Prasanna’s haul included a tremendous series in Australia, in 1967, where he picked up 25 wickets in four Tests bowling against a top-class batting line-up with formidable players of spin such as Ian Chappell and Doug Walters.

And after 45 Tests, the same number of matches Ashwin has played so far, Muralitharan had 97 wickets in 21 away Tests at 29.95. And Dennis Lillee, Waqar Younis, Dale Steyn and Allan Donald — all of them were surpassed by Ashwin to the 250-wicket mark — averaged between low and mid-20s in their away record in 45 Tests.

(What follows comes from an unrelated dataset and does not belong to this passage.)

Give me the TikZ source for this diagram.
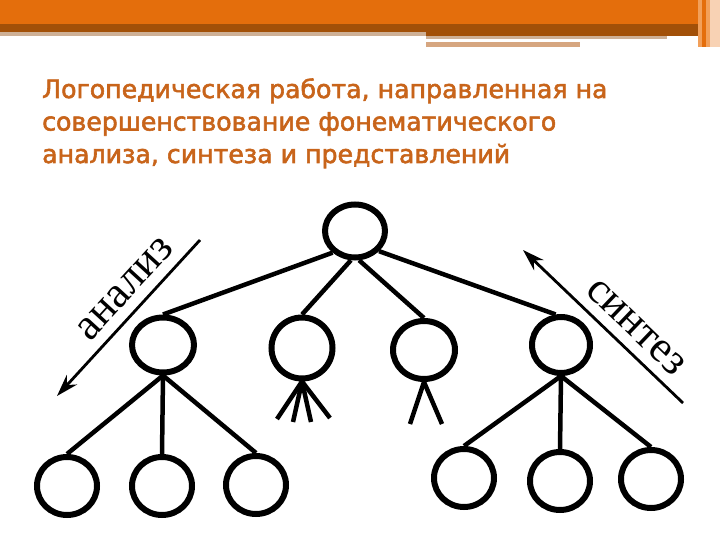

This is not to say Ashwin will continue to struggle against better batting sides on good pitches, away from the sub-continent. He has several years of cricket left and could well finish his career with much better performances against his name on foreign soil.

23SSLIVEMURALITHARAN
Muttiah Muralitharan celebrates his 800th and last Test wicket, that of Pragyan Ojha, in the Galle Test against India in July 2010. Muralitharan's contemporaries were Shane Warne (708 Test wickets) and Anil Kumble (619) in what was a golden era for spin bowling.
 

Ashwin is a thinking bowler who continues to evolve. He is not a big spinner of the ball but makes the most of his ability by using the angles capably, bowling from front and behind the wickets, close to the stumps and wide of the crease, operating from over and round the wicket.

Over the years, he has learnt to vary his trajectory effectively and is also getting some drift these days. And then Ashwin has his different deliveries, the carom ball in particular.

However, it was when he bowled a just-outside-the-off-stump line and relied more on his off-spinners, that his variations became more effective.

He does not have the classical side-on release for an off-spinner and his pivoting — such a crucial ingredient for any spinner — is still a work-in-progress but Ashwin does employ his wrist and fingers effectively to compensate somewhat for other deficiencies.

Crucially, the lanky bowler’s high-arm action enables him to extract bounce. On Ashwin hinge plenty of Indian hopes.

Yasir, belying expectations, went for a lot of runs in Australia this season, tending to bowl too short and picking up just eight wickets in three Tests.

But then, this leg-spinner should relish bowling to the West Indian batsmen in the Caribbean where Pakistan travels next. It’s a joy watching him bound in with energy and rhythm, and bowling with skill and passion.

Herath, a left-armer who can get the delivery to drift away from the left-hander or into the right-hander for the ball that is similar if not quite the doosra sent down by an off-spinner, struggled in South Africa recently scalping not more than six batsmen in three Tests. Herath, though, will continue to be at the heart of the Sri Lankan attack, particularly in a rebuilding team lacking experience.

To their credit, Ashwin, Herath and Yasir have put spin back on centre-stage. The coming days could see them shaping the fortunes of their teams as merchants of flight and deception.